Saturday, July 23, 2016

Turning Japanese

If the audience for last week's Northern Pikes show was nearing retirement, this week's sold-out crowd at the Horseshoe on Friday leaned toward the just finished high school end. There were also many more women than most indie shows. All due to the fact that all 3 acts tonight are fronted by young women of colour. Representation matters.
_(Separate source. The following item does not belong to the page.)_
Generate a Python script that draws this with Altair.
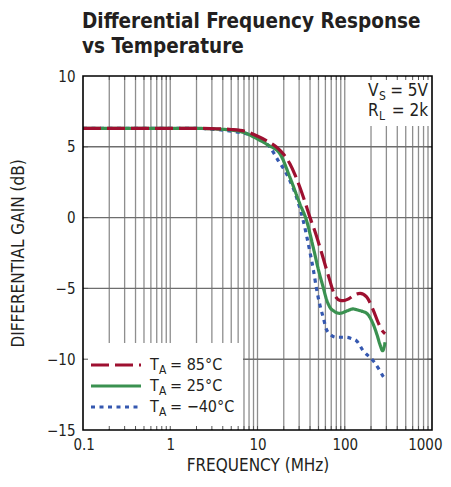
import altair as alt
import pandas as pd

# ---------------- data ----------------
freq_85 = [0.1, 1, 2, 3, 5, 7.5, 10, 13, 16.6, 20, 23.5, 27, 30.6, 35, 40, 46, 52, 60, 67.5,
           74, 80, 88, 96, 110, 130, 150, 178, 211, 241, 270, 290]
gain_85 = [6.3, 6.3, 6.3, 6.28, 6.22, 6.07, 5.75, 5.4, 4.97, 4.45, 3.8, 3.0, 2.14, 1.1, 0.0,
           -1.05, -2.1, -3.4, -4.45, -5.25, -5.65, -5.85, -5.87, -5.75, -5.45, -5.35, -5.6,
           -6.5, -7.4, -8.0, -8.2]

freq_25 = [0.1, 1, 2, 3, 5, 6.9, 10, 13, 18.1, 23.5, 30.6, 36.5, 43.5, 50, 56.6, 62, 67.5,
           75, 88, 105, 125, 136, 155, 178, 211, 235, 252, 272, 290]
gain_25 = [6.3, 6.3, 6.3, 6.27, 6.18, 6.02, 5.55, 5.15, 4.5, 2.85, 0.97, -0.21, -2.1, -3.7,
           -4.92, -5.8, -6.33, -6.6, -6.76, -6.6, -6.45, -6.5, -6.6, -6.75, -7.5, -8.3, -8.92,
           -9.4, -8.8]

freq_m40 = [0.1, 1, 2, 3, 5, 8.2, 10, 13.9, 17, 21.5, 28, 33.4, 39.8, 44, 47.4, 52, 56.6,
            61.7, 70, 80.5, 105, 120, 136, 162, 211, 252, 275, 290]
gain_m40 = [6.3, 6.3, 6.3, 6.25, 6.1, 5.85, 5.6, 4.97, 4.1, 3.09, 1.43, -0.21, -2.4, -3.8,
            -5.0, -6.2, -7.04, -7.9, -8.3, -8.45, -8.45, -8.55, -8.69, -9.39, -10.1, -10.8,
            -11.2, -11.35]

series_names = ["85", "25", "-40"]
series_colors = ["#9e1030", "#3a9150", "#3558b0"]
series_dashes = [[18, 6], [1, 0], [4, 4.5]]
legend_main = ["T", "T", "T"]
legend_sub = ["A", "A", "A"]
legend_rest = ["= 85°C", "= 25°C", "= \u221240°C"]

note_main = ["V", "R"]
note_sub = ["S", "L"]
note_rest = ["= 5V", "= 2k"]

x_ticks = [0.1, 1, 10, 100, 1000]
y_ticks = [-15, -10, -5, 0, 5, 10]
grid_freqs = [m * d for d in [0.1, 1, 10, 100] for m in range(2, 10)] + [1, 10, 100]
grid_gains = [5, 0, -5, -10]

title_lines = ["Differential Frequency Response", "vs Temperature"]
x_title = "FREQUENCY (MHz)"
y_title = "DIFFERENTIAL GAIN (dB)"

# ---------------- chart ----------------
FONT = "DejaVu Sans Condensed, Liberation Sans Narrow, sans-serif"
INK = "#231f20"
W, H = 349, 354

xsc = alt.Scale(type="log", domain=[0.1, 1000], nice=False)
ysc = alt.Scale(domain=[-15, 10], nice=False, zero=False)

one = pd.DataFrame({"a": [0]})

x_axis = alt.Axis(values=x_ticks, format="~g", labelFont=FONT, labelFontSize=15,
                  labelColor=INK, labelPadding=7, ticks=False, domain=False, grid=False,
                  labelFlush=True, labelFlushOffset=10, labelOverlap=False,
                  title=x_title, titleFont=FONT,
                  titleFontSize=17, titleFontWeight="normal", titleColor=INK,
                  titleY=27, titleBaseline="top")
y_axis = alt.Axis(values=y_ticks, labelExpr="replace(datum.label, '-', '\u2212')",
                  labelFont=FONT, labelFontSize=15, labelColor=INK, labelPadding=8,
                  ticks=False, domain=False, grid=False, labelOverlap=False,
                  labelFlush=False, title=y_title, titleFont=FONT, titleFontSize=17,
                  titleFontWeight="normal", titleColor=INK, titleX=-65, titleY=H / 2,
                  titleAngle=270, titleBaseline="middle", titleAlign="center")


def X(field):
    return alt.X(field, scale=xsc, axis=x_axis)


def Y(field):
    return alt.Y(field, scale=ysc, axis=y_axis)


gridv = alt.Chart(pd.DataFrame({"f": grid_freqs})).mark_rule(
    color="#8e8e8e", strokeWidth=1.3).encode(x=X("f:Q"))
gridh = alt.Chart(pd.DataFrame({"g": grid_gains})).mark_rule(
    color="#6e6e6e", strokeWidth=1.4).encode(y=Y("g:Q"))

curves = []
data_sets = [(freq_m40, gain_m40, 2), (freq_25, gain_25, 1), (freq_85, gain_85, 0)]
for fs, gs, i in data_sets:
    d = pd.DataFrame({"f": fs, "g": gs})
    curves.append(alt.Chart(d).mark_line(
        color=series_colors[i], strokeDash=series_dashes[i], strokeWidth=3.2,
        interpolate="monotone", strokeCap="butt").encode(x=X("f:Q"), y=Y("g:Q")))

# white boxes behind legend and note
legend_box = alt.Chart(one).mark_rect(fill="white").encode(
    x=alt.value(1), x2=alt.value(160), y=alt.value(267), y2=alt.value(H - 1))
note_box = alt.Chart(one).mark_rect(fill="white").encode(
    x=alt.value(264), x2=alt.value(W - 1), y=alt.value(1), y2=alt.value(50))

# inward tick marks
tdf = pd.DataFrame({"f": grid_freqs})
ticks_b = alt.Chart(tdf).mark_rule(color="#555", strokeWidth=1).encode(
    x=X("f:Q"), y=alt.value(H - 4), y2=alt.value(H))
ticks_t = alt.Chart(tdf).mark_rule(color="#555", strokeWidth=1).encode(
    x=X("f:Q"), y=alt.value(0), y2=alt.value(4))
gdf = pd.DataFrame({"g": grid_gains})
ticks_l = alt.Chart(gdf).mark_rule(color="#555", strokeWidth=1).encode(
    y=Y("g:Q"), x=alt.value(0), x2=alt.value(5))
ticks_r = alt.Chart(gdf).mark_rule(color="#555", strokeWidth=1).encode(
    y=Y("g:Q"), x=alt.value(W - 5), x2=alt.value(W))

# legend
legend_layers = []
leg_y = [289, 310, 331]
for row, i in enumerate([0, 1, 2]):
    yv = leg_y[row]
    legend_layers.append(alt.Chart(one).mark_rule(
        color=series_colors[i], strokeDash=series_dashes[i], strokeWidth=3.2,
        strokeCap="butt").encode(
        x=alt.value(8), x2=alt.value(58), y=alt.value(yv)))
    legend_layers.append(alt.Chart(one).mark_text(
        text=legend_main[i], font=FONT, fontSize=16, color=INK, align="left",
        baseline="middle").encode(x=alt.value(67), y=alt.value(yv)))
    legend_layers.append(alt.Chart(one).mark_text(
        text=legend_sub[i], font=FONT, fontSize=12, color=INK, align="left",
        baseline="middle").encode(x=alt.value(76), y=alt.value(yv + 5)))
    legend_layers.append(alt.Chart(one).mark_text(
        text=legend_rest[i], font=FONT, fontSize=16, color=INK, align="left",
        baseline="middle").encode(x=alt.value(87), y=alt.value(yv)))

note_layers = []
note_y = [15, 35]
for j in range(2):
    yv = note_y[j]
    note_layers.append(alt.Chart(one).mark_text(
        text=note_rest[j], font=FONT, fontSize=17, color=INK, align="right",
        baseline="middle").encode(x=alt.value(345), y=alt.value(yv)))
    note_layers.append(alt.Chart(one).mark_text(
        text=note_main[j], font=FONT, fontSize=17, color=INK, align="left",
        baseline="middle").encode(x=alt.value(285), y=alt.value(yv)))
    note_layers.append(alt.Chart(one).mark_text(
        text=note_sub[j], font=FONT, fontSize=12, color=INK, align="left",
        baseline="middle").encode(x=alt.value(296), y=alt.value(yv + 5)))

frame = alt.Chart(one).mark_rect(fill="white", fillOpacity=0, stroke="black",
                                 strokeWidth=1.6).encode(
    x=alt.value(0), x2=alt.value(W), y=alt.value(0), y2=alt.value(H))

chart = alt.layer(
    gridv, gridh, *curves, legend_box, note_box, ticks_b, ticks_t, ticks_l, ticks_r,
    *legend_layers, *note_layers, frame
).properties(
    width=W, height=H,
    autosize="none",
    padding={"left": 75, "top": 68, "right": 11, "bottom": 45},
    title=alt.TitleParams(title_lines, anchor="start", frame="group", font=FONT,
                          fontSize=20.5, fontWeight="bold", color=INK, lineHeight=25,
                          offset=12, dx=-1),
).configure_view(stroke=None)

chart.save("out.html", embed_options={"renderer": "svg", "actions": False})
The evening started with a solo set by Jay Som. It was a good set, but I didn't find it wholly compelling. The positives: Melina Duerte's deftness on the guitar and her lyrical venture outside the usual love song to sing about issues like young people cobbling together multiple jobs to live. Her main weakness, which I've noticed in several new artists recently, was bland melodies. Japanese Breakfast is a new project for singer/guitarist Michelle Zauner (Little Big League). Her songs were more typical of indie pop, but she was experienced on stage, handled her guitar well, and coaxed high energy from the trio.
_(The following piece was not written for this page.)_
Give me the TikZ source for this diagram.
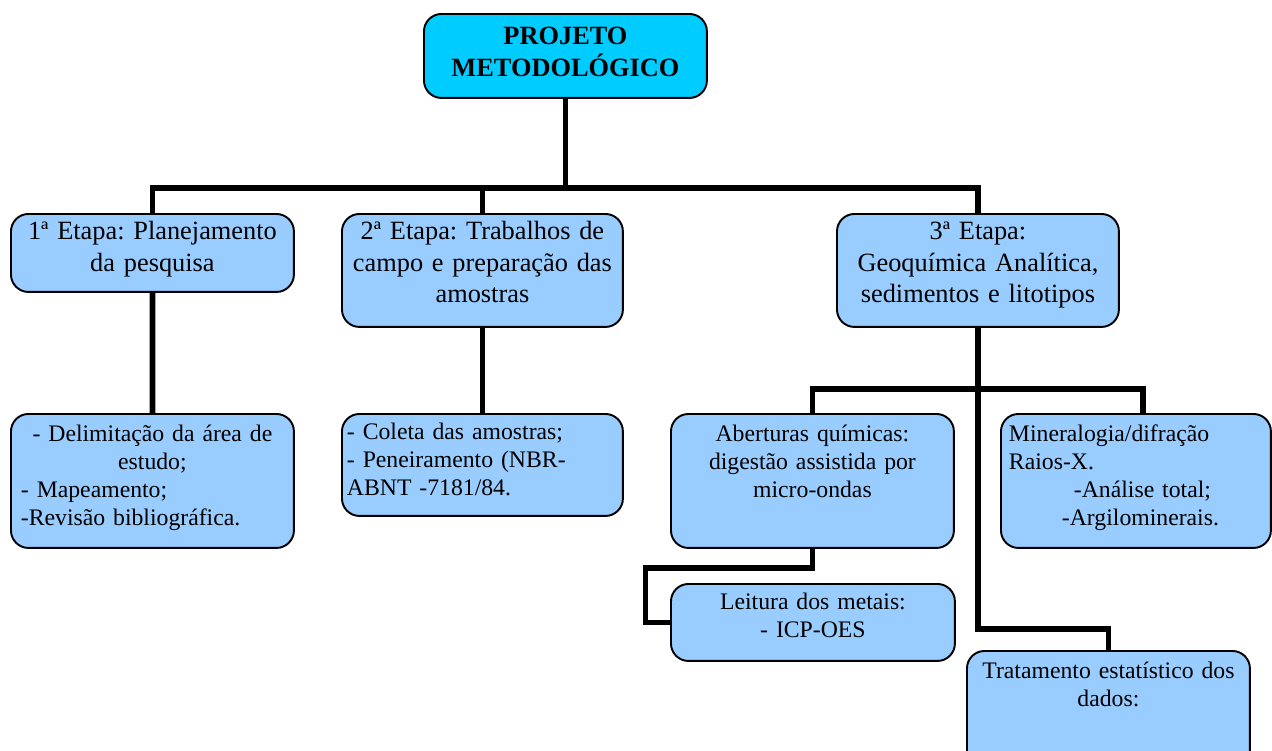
\documentclass[tikz,border=0pt]{standalone}
\usepackage{fontspec}
\setmainfont{Liberation Serif}
\frenchspacing
\definecolor{caixa}{RGB}{153,204,255}
\definecolor{topo}{RGB}{0,204,255}
\newcommand{\esq}[1]{\makebox[\linewidth][l]{#1}}

\begin{document}
\begin{tikzpicture}[x=0.02cm, y=-0.02cm, box/.style={draw, line width=1.1pt, rounded corners=0.35cm, fill=caixa, anchor=north west, inner ysep=0pt, inner xsep=0.1cm, align=center}, up/.style={font=\fontsize{15}{17.9}\selectfont, text height=0.52cm}, low/.style={font=\fontsize{13.5}{15.8}\selectfont, text height=0.56cm}, link/.style={line width=3.2pt}]

    \useasboundingbox (0,0) rectangle (1272,751);

    \node[box, fill=topo, font=\bfseries\fontsize{15}{18}\selectfont, text width=5.46cm, text height=0.62cm, text depth=1.06cm] (p) at (423,13) {PROJETO\\METODOLÓGICO};

    \node[box, up, text width=5.46cm, text depth=1.04cm] (e1) at (10,213) {1ª Etapa: Planejamento\\da pesquisa};
    \node[box, up, text width=5.42cm, text depth=1.74cm] (e2) at (341,213) {2ª Etapa: Trabalhos de\\campo e preparação das\\amostras};
    \node[box, up, text width=5.44cm, text depth=1.74cm] (e3) at (836,213) {3ª Etapa:\\Geoquímica Analítica,\\sedimentos e litotipos};

    \node[box, low, inner xsep=0.2cm, text width=5.26cm, text depth=2.12cm] (d1) at (10,413) {- Delimitação da área de\\estudo;\\\esq{- Mapeamento;}\\\esq{-Revisão bibliográfica.}};
    \node[box, low, align=left, text width=5.42cm, text height=0.52cm, text depth=1.52cm] (d2) at (341,413) {- Coleta das amostras;\\- Peneiramento (NBR-\\ABNT -7181/84.};
    \node[box, low, text width=5.46cm, text depth=2.12cm] (d3) at (670,413) {Aberturas químicas:\\digestão assistida por\\micro-ondas};
    \node[box, low, align=left, inner xsep=0.16cm, text width=5.08cm, text depth=2.12cm] (d4) at (1000,413) {Mineralogia/difração\\Raios-X.\\\hspace*{1.3cm}-Análise total;\\\hspace*{1.06cm}-Argilominerais.};

    \node[box, low, text width=5.48cm, text height=0.52cm, text depth=1.02cm] (l) at (670,583) {Leitura dos metais:\\- ICP-OES};
    \node[box, low, text width=5.46cm, text depth=1.84cm] (t) at (966,650) {Tratamento estatístico dos\\dados:};

    \draw[link] (p.south) -- ++(0,91);
    \draw[link] (e1.north) -- ++(0,-25) -| (e3.north);
    \draw[link] (e2.north) -- ++(0,-25);
    \draw[link] (e1.south) -- (d1.north);
    \draw[link] (e2.south) -- (d2.north);
    \draw[link] (e3.south) -- ++(0,301) -| (t.north);
    \draw[link] (d3.north) -- ++(0,-24) -| ([xshift=0.14cm]d4.north);
    \draw[link] (d3.south) -- ++(0,19) -- ++(-167,0) |- (l.west);
\end{tikzpicture}
\end{document}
Being only a two-piece on tour, Mitski's music was stripped down from her recordings, often played as single-finger barred chords. But with an accomplished drummer, she achieved a Nirvana meets White Stripe aesthetic that kept the crowd amped. The simpler set-up also revealed her forte, Mitski write killer songs. After a towering and raucous "final" number, she insisted that she'll finish the night with two songs instead of going off backstage and waiting for the requisite encore call. She gave perhaps the reason I've heard for not doing these routine callbacks: "Nobody likes to keep going after they've come". Damn, girl.